REQUIREMENTS. Copy out, with no alterations, the lines below running from the one containing "Emit a Python" to the one containing "W, H = 711, 928", inclusive at each end; pictures are omitted.

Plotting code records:
══════
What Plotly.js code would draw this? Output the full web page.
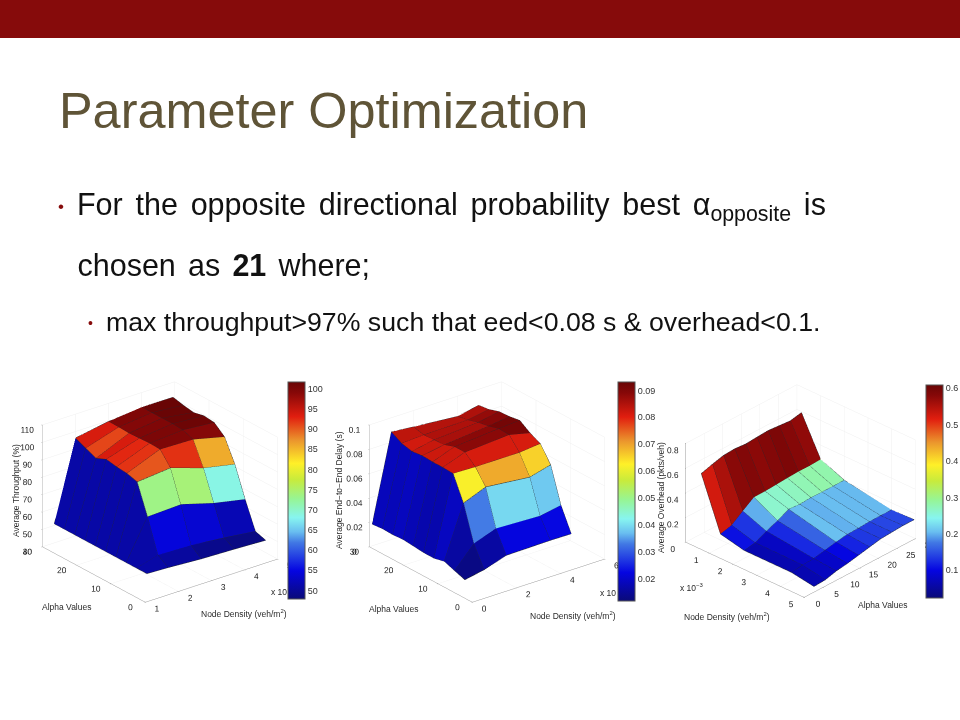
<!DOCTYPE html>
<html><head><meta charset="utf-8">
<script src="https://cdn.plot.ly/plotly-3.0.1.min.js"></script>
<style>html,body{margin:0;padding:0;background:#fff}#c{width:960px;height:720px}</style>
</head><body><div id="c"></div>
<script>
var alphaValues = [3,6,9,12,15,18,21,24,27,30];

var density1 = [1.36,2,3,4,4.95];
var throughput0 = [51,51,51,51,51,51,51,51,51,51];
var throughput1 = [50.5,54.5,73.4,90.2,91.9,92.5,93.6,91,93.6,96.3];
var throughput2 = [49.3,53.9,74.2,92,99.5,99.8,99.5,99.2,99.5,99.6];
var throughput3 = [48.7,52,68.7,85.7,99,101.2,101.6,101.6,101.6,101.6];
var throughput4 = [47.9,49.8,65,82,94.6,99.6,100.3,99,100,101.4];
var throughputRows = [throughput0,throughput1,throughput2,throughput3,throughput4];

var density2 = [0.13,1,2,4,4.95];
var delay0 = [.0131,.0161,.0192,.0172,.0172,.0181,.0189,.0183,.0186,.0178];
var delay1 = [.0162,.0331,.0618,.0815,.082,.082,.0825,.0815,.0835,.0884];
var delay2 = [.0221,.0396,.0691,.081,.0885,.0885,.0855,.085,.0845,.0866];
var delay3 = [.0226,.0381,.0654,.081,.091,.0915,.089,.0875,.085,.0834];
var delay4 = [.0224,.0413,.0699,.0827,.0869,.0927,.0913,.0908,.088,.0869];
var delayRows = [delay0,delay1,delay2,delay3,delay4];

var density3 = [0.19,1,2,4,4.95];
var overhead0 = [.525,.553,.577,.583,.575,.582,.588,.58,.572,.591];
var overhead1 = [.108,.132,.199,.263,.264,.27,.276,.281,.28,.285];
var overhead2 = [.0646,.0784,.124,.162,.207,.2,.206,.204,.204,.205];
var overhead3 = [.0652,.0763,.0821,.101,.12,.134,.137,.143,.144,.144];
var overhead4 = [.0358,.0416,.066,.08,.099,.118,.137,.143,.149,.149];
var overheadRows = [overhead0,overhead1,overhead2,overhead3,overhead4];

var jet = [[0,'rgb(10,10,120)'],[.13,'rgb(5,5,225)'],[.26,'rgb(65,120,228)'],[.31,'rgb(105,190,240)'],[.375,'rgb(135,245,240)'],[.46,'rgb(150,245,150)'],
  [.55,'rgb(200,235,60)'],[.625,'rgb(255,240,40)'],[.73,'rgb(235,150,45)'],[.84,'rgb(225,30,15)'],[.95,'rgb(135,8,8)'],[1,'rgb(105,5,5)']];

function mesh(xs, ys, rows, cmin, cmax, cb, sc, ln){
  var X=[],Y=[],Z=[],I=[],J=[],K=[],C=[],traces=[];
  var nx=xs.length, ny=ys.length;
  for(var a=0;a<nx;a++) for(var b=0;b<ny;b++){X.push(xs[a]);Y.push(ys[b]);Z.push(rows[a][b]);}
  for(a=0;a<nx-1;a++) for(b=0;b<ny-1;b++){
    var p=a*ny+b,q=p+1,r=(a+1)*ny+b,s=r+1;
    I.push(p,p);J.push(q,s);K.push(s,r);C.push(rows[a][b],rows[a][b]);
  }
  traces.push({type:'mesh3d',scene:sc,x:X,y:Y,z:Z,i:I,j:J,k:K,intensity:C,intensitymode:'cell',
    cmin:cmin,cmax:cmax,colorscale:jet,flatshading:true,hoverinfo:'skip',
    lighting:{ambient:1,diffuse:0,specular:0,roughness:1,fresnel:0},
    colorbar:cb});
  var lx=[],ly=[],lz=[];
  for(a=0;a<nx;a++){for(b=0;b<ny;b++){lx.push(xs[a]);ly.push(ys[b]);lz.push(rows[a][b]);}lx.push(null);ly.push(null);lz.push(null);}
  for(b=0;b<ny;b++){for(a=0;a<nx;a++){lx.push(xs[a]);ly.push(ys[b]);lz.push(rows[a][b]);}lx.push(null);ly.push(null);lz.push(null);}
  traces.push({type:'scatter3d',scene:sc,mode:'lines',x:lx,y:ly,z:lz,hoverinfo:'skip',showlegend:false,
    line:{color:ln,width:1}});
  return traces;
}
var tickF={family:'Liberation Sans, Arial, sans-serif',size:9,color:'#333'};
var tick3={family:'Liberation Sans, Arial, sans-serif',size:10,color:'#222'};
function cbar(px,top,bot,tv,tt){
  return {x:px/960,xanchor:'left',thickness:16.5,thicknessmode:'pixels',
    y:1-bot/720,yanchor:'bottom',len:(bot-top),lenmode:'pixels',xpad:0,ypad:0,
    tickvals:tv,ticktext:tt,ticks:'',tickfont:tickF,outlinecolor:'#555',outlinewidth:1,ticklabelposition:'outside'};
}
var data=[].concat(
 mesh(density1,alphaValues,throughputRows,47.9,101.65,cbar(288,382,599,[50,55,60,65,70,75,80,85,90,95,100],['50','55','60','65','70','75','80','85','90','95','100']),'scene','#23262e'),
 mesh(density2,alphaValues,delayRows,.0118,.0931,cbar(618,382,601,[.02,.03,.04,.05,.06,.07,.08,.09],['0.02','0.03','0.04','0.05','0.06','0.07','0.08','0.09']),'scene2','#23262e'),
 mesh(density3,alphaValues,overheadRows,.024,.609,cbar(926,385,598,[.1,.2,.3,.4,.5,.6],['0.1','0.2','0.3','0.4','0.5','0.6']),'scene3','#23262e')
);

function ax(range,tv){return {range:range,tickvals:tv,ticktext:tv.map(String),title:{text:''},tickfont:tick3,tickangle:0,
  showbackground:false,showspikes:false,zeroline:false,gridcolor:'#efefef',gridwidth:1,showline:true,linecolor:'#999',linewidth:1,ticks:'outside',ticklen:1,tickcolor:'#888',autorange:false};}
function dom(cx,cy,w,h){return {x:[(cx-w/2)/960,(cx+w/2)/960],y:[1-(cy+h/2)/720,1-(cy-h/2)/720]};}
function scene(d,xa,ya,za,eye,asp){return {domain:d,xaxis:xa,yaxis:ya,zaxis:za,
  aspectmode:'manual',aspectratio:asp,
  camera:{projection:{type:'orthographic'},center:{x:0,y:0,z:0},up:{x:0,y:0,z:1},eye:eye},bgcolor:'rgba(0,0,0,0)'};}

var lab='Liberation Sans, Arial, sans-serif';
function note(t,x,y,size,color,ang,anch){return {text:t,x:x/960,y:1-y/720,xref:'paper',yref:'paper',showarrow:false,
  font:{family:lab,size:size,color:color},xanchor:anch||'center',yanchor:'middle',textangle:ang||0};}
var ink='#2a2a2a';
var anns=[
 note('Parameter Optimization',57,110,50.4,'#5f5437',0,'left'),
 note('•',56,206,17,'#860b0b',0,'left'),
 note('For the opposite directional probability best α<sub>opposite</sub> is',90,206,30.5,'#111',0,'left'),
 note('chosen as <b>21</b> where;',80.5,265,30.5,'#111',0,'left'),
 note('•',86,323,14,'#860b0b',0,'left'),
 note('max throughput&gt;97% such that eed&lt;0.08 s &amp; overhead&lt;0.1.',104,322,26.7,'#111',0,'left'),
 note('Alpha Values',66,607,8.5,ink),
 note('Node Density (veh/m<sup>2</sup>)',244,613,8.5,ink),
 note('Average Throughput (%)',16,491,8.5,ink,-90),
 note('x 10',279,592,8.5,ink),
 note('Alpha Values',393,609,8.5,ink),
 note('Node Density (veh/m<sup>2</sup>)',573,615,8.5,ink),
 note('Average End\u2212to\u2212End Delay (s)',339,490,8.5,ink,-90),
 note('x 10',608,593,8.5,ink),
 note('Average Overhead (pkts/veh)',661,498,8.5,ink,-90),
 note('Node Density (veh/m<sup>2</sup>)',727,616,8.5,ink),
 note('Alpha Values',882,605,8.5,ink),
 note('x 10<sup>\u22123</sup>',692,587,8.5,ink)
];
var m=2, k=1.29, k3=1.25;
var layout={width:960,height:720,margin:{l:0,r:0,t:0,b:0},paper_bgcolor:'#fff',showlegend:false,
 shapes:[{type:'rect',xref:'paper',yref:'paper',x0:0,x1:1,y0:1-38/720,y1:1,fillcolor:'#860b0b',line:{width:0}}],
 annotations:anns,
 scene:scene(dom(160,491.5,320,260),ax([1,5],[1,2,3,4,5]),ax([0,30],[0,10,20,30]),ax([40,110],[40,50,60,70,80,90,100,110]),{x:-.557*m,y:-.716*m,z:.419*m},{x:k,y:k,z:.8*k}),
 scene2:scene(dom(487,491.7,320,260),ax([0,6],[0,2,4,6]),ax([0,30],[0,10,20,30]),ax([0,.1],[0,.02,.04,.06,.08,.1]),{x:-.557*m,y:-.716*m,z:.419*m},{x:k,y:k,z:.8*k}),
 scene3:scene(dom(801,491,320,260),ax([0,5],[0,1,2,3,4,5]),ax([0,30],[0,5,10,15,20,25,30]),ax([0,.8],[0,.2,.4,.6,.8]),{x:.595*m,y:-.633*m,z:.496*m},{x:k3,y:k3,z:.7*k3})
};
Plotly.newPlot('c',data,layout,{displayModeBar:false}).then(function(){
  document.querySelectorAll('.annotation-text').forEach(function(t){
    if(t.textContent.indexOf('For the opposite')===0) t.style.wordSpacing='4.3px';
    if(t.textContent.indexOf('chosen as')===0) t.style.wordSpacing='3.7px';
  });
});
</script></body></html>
══════
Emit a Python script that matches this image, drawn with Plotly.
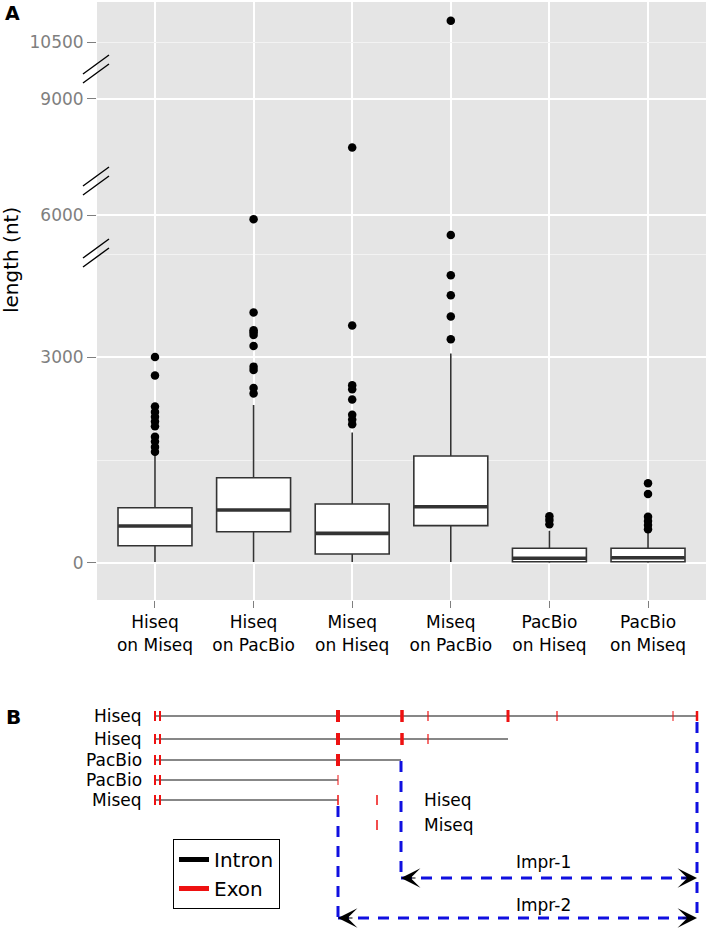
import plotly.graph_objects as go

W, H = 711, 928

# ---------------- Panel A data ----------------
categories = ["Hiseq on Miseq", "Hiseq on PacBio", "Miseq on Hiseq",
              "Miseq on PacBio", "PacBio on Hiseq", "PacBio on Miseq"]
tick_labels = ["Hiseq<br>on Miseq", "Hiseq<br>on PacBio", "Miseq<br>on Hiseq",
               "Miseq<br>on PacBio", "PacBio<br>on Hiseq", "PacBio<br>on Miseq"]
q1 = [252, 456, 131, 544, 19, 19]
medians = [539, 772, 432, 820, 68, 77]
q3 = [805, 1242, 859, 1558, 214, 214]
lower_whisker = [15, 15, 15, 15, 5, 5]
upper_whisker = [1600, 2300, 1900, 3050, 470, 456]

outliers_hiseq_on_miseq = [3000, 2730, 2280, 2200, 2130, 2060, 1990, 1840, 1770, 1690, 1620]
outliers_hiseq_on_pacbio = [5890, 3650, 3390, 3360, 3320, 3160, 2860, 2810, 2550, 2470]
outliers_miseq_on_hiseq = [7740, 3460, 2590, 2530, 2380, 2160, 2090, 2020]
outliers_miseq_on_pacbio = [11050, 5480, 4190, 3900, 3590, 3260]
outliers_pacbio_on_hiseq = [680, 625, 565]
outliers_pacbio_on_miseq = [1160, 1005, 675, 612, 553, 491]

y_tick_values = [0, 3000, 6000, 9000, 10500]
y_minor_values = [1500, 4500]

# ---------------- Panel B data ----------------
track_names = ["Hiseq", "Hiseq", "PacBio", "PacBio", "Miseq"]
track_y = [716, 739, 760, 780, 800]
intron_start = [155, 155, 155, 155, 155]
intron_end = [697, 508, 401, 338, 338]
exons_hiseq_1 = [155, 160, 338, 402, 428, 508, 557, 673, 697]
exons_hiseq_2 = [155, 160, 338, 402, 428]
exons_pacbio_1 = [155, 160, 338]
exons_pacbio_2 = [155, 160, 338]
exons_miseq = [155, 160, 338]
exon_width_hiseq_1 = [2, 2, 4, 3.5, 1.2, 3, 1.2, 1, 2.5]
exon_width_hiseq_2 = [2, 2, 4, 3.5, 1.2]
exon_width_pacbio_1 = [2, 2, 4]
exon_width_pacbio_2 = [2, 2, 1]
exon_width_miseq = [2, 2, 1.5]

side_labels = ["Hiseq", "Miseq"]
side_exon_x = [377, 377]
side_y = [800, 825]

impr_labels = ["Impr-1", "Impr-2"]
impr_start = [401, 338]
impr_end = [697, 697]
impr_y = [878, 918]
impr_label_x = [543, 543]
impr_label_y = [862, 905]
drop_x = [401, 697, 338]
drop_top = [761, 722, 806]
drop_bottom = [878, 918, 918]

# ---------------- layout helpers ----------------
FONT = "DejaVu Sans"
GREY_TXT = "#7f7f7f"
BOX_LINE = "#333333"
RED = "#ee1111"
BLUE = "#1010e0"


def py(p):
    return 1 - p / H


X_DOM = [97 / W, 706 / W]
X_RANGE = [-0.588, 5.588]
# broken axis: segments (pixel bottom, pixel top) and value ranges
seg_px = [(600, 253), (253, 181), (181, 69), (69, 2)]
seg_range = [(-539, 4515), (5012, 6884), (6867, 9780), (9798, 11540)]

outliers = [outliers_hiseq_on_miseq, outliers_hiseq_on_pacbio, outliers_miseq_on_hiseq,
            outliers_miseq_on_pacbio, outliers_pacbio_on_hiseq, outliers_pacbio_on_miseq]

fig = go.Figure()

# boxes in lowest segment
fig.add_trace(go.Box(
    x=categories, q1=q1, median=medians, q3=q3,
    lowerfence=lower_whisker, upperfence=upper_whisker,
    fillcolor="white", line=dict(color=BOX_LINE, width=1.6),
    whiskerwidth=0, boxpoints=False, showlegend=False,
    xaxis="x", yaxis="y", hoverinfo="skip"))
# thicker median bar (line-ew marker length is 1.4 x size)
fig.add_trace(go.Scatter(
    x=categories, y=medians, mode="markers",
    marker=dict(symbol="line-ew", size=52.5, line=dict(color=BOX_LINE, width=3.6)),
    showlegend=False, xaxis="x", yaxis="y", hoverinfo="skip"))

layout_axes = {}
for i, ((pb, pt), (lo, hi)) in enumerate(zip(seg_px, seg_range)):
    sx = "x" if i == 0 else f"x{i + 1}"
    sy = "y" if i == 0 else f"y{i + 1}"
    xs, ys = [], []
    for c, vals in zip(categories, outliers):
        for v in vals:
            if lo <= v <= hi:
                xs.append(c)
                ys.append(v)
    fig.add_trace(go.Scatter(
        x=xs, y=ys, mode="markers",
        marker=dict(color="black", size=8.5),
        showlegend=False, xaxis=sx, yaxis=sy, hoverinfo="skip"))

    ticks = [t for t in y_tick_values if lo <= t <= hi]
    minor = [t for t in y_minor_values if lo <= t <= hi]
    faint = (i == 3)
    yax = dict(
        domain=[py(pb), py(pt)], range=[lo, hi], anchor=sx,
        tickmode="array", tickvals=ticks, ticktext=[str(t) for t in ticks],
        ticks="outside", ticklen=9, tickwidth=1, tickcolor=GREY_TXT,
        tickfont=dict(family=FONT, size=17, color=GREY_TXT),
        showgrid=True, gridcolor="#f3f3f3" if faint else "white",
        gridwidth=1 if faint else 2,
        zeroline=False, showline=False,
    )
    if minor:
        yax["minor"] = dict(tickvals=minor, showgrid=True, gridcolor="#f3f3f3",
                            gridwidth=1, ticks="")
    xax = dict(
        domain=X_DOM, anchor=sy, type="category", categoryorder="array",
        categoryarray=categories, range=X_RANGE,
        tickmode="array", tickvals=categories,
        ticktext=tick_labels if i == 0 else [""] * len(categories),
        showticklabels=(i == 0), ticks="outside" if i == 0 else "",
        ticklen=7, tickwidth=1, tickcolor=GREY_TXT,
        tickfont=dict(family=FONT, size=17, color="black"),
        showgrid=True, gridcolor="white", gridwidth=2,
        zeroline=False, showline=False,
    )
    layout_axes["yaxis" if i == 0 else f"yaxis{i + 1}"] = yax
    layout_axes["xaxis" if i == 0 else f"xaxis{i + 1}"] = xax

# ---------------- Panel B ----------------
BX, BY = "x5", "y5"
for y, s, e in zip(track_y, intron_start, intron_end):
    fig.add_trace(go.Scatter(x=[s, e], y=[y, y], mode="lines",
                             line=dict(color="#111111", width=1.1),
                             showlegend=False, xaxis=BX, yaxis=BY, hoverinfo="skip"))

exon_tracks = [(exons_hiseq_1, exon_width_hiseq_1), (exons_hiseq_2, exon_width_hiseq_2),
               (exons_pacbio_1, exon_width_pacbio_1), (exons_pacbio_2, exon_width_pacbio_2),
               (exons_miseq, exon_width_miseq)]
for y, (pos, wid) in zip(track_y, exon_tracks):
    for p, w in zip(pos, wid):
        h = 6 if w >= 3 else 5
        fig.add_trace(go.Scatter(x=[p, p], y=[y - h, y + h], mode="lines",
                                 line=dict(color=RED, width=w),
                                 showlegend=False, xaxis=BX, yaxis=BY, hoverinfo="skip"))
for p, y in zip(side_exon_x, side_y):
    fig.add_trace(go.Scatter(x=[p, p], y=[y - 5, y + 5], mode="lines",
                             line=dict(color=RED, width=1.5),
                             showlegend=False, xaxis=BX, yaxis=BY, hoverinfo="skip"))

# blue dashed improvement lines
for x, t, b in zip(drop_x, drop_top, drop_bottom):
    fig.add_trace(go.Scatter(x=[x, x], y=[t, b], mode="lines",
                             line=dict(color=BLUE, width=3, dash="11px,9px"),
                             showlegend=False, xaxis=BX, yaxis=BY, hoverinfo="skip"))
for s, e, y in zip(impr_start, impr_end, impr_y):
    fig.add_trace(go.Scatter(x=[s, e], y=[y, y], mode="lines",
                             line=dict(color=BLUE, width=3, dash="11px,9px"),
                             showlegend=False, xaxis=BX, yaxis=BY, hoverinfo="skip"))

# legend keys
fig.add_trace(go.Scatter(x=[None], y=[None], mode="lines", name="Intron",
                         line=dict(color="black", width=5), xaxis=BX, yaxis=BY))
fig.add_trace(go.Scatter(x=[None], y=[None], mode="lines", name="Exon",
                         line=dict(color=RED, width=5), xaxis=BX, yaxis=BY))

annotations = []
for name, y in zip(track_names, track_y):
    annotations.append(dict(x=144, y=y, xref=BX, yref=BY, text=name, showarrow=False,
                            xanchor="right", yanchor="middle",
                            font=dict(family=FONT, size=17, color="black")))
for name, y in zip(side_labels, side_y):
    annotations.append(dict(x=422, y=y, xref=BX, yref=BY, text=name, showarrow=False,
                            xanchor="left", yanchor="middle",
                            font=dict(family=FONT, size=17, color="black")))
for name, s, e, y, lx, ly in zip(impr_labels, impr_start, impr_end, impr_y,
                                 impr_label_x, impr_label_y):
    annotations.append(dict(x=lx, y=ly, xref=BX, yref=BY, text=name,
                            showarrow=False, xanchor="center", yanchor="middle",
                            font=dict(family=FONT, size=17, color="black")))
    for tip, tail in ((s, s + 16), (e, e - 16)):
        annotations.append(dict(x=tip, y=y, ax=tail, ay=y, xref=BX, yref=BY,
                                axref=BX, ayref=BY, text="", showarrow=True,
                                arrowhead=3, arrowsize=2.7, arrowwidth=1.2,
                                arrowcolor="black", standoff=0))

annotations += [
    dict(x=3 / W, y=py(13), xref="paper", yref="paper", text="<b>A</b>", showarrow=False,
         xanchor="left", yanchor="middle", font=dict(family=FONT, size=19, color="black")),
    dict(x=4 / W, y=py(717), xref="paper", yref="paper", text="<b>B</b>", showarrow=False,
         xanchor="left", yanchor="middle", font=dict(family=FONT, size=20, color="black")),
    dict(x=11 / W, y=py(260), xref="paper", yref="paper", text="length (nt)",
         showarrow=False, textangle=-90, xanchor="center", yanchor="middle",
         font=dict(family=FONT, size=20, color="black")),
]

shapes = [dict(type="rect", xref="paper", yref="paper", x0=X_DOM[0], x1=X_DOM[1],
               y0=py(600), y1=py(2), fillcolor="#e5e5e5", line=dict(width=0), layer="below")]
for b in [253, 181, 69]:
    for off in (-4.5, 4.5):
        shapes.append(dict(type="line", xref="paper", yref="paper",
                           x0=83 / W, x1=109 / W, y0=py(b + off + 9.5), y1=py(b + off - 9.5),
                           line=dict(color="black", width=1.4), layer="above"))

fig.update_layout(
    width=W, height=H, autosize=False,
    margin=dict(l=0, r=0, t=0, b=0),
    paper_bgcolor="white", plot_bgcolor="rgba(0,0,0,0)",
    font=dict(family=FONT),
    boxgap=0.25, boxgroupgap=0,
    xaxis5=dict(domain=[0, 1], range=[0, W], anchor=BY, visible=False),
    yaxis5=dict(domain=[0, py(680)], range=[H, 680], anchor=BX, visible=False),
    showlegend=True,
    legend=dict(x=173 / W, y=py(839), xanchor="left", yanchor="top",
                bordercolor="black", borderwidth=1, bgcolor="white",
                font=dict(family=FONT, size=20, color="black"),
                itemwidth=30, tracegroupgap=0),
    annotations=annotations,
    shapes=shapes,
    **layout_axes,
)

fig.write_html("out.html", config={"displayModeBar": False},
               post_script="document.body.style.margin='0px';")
══════
FULL OUTPUT.
Emit a Python script that matches this image, drawn with Plotly.
import plotly.graph_objects as go

W, H = 711, 928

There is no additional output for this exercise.